→ Exercise brief: Your task is to extract every entry that follows word for word while excluding the pictures.

→ Data listing:
* Start *

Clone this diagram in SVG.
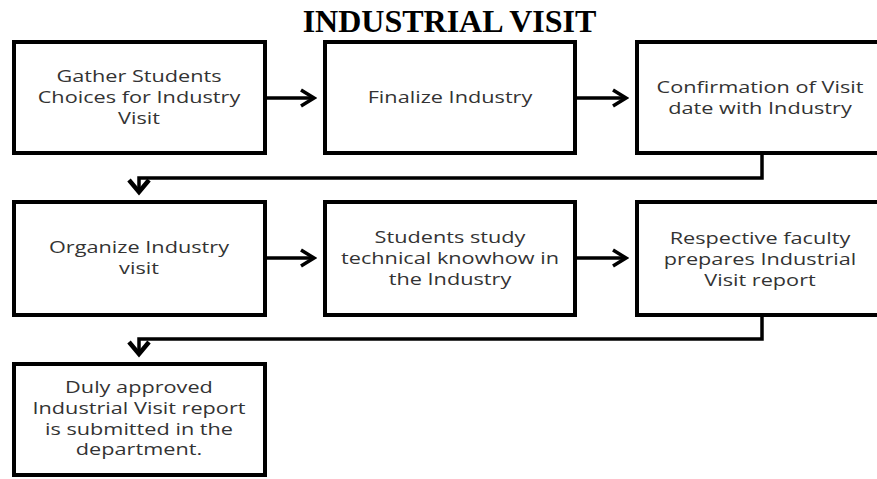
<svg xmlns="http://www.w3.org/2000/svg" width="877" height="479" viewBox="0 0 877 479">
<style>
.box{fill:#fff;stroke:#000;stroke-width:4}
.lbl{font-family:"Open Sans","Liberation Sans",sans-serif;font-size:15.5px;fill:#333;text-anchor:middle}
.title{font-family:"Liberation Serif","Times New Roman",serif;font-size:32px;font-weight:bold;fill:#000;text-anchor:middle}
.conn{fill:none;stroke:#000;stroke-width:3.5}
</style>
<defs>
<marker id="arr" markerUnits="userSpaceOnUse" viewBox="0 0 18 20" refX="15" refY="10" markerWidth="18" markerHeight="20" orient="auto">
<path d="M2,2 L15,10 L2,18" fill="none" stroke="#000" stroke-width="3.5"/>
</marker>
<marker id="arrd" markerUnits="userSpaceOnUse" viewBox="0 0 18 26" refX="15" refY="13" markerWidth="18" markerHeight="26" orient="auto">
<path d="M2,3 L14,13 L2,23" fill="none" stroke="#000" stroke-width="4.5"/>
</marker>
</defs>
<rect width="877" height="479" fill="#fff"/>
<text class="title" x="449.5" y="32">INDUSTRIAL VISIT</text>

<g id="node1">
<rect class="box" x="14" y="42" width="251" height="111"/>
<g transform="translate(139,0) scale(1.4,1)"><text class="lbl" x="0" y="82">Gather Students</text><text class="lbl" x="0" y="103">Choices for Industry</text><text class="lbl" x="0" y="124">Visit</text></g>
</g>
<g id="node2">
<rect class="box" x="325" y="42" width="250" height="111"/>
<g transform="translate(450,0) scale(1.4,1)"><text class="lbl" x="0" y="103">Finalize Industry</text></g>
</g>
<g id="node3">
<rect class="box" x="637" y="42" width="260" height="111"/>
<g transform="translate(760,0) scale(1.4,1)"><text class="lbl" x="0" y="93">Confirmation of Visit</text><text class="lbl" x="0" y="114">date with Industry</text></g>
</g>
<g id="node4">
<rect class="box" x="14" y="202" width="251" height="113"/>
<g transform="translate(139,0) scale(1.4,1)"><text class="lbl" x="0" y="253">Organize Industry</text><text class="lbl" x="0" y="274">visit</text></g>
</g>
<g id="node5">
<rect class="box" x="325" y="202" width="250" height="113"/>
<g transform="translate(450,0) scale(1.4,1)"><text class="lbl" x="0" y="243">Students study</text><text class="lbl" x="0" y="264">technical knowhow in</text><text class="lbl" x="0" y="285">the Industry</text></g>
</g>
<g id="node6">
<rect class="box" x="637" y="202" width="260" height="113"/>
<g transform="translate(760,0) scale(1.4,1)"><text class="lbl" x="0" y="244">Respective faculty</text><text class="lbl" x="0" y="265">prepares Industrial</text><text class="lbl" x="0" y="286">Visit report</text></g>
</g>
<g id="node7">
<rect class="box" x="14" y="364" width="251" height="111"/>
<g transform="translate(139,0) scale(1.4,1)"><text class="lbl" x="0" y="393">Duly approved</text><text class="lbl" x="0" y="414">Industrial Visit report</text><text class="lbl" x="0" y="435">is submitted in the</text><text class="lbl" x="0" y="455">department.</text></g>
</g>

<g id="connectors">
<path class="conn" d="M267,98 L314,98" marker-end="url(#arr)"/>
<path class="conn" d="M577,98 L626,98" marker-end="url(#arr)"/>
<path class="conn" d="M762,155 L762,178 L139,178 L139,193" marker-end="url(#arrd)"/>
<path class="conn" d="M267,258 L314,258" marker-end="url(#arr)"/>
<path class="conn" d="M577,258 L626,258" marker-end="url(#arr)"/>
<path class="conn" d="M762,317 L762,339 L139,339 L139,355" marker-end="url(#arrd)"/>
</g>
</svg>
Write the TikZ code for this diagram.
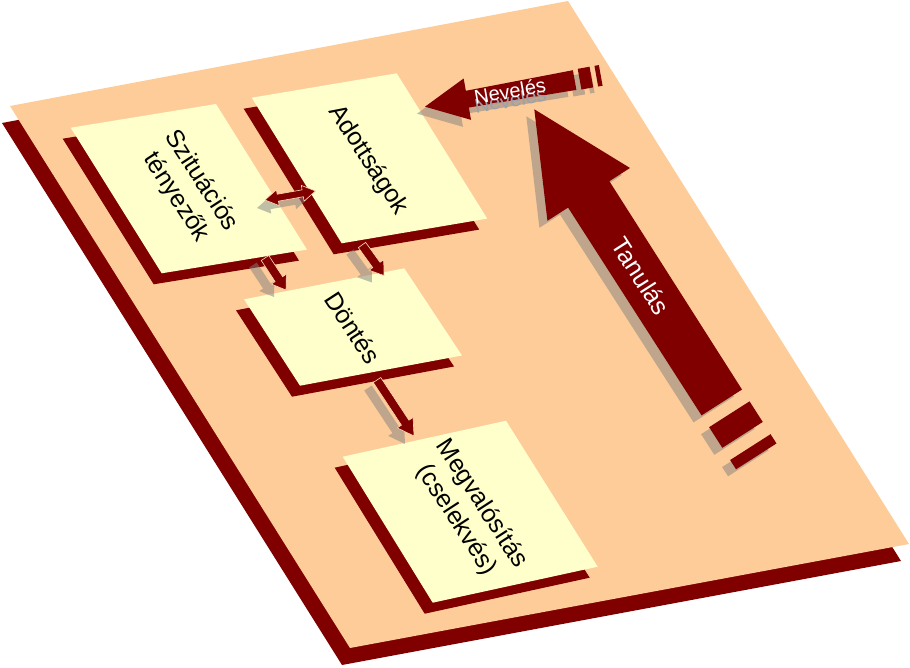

* End *

→ Solved exercise:
Clone this diagram in SVG.
<svg xmlns="http://www.w3.org/2000/svg" width="877" height="479" viewBox="0 0 877 479">
<style>
.box{fill:#fff;stroke:#000;stroke-width:4}
.lbl{font-family:"Open Sans","Liberation Sans",sans-serif;font-size:15.5px;fill:#333;text-anchor:middle}
.title{font-family:"Liberation Serif","Times New Roman",serif;font-size:32px;font-weight:bold;fill:#000;text-anchor:middle}
.conn{fill:none;stroke:#000;stroke-width:3.5}
</style>
<defs>
<marker id="arr" markerUnits="userSpaceOnUse" viewBox="0 0 18 20" refX="15" refY="10" markerWidth="18" markerHeight="20" orient="auto">
<path d="M2,2 L15,10 L2,18" fill="none" stroke="#000" stroke-width="3.5"/>
</marker>
<marker id="arrd" markerUnits="userSpaceOnUse" viewBox="0 0 18 26" refX="15" refY="13" markerWidth="18" markerHeight="26" orient="auto">
<path d="M2,3 L14,13 L2,23" fill="none" stroke="#000" stroke-width="4.5"/>
</marker>
</defs>
<rect width="877" height="479" fill="#fff"/>
<text class="title" x="449.5" y="32">INDUSTRIAL VISIT</text>

<g id="node1">
<rect class="box" x="14" y="42" width="251" height="111"/>
<g transform="translate(139,0) scale(1.4,1)"><text class="lbl" x="0" y="82">Gather Students</text><text class="lbl" x="0" y="103">Choices for Industry</text><text class="lbl" x="0" y="124">Visit</text></g>
</g>
<g id="node2">
<rect class="box" x="325" y="42" width="250" height="111"/>
<g transform="translate(450,0) scale(1.4,1)"><text class="lbl" x="0" y="103">Finalize Industry</text></g>
</g>
<g id="node3">
<rect class="box" x="637" y="42" width="260" height="111"/>
<g transform="translate(760,0) scale(1.4,1)"><text class="lbl" x="0" y="93">Confirmation of Visit</text><text class="lbl" x="0" y="114">date with Industry</text></g>
</g>
<g id="node4">
<rect class="box" x="14" y="202" width="251" height="113"/>
<g transform="translate(139,0) scale(1.4,1)"><text class="lbl" x="0" y="253">Organize Industry</text><text class="lbl" x="0" y="274">visit</text></g>
</g>
<g id="node5">
<rect class="box" x="325" y="202" width="250" height="113"/>
<g transform="translate(450,0) scale(1.4,1)"><text class="lbl" x="0" y="243">Students study</text><text class="lbl" x="0" y="264">technical knowhow in</text><text class="lbl" x="0" y="285">the Industry</text></g>
</g>
<g id="node6">
<rect class="box" x="637" y="202" width="260" height="113"/>
<g transform="translate(760,0) scale(1.4,1)"><text class="lbl" x="0" y="244">Respective faculty</text><text class="lbl" x="0" y="265">prepares Industrial</text><text class="lbl" x="0" y="286">Visit report</text></g>
</g>
<g id="node7">
<rect class="box" x="14" y="364" width="251" height="111"/>
<g transform="translate(139,0) scale(1.4,1)"><text class="lbl" x="0" y="393">Duly approved</text><text class="lbl" x="0" y="414">Industrial Visit report</text><text class="lbl" x="0" y="435">is submitted in the</text><text class="lbl" x="0" y="455">department.</text></g>
</g>

<g id="connectors">
<path class="conn" d="M267,98 L314,98" marker-end="url(#arr)"/>
<path class="conn" d="M577,98 L626,98" marker-end="url(#arr)"/>
<path class="conn" d="M762,155 L762,178 L139,178 L139,193" marker-end="url(#arrd)"/>
<path class="conn" d="M267,258 L314,258" marker-end="url(#arr)"/>
<path class="conn" d="M577,258 L626,258" marker-end="url(#arr)"/>
<path class="conn" d="M762,317 L762,339 L139,339 L139,355" marker-end="url(#arrd)"/>
</g>
</svg>
Write the TikZ code for this diagram.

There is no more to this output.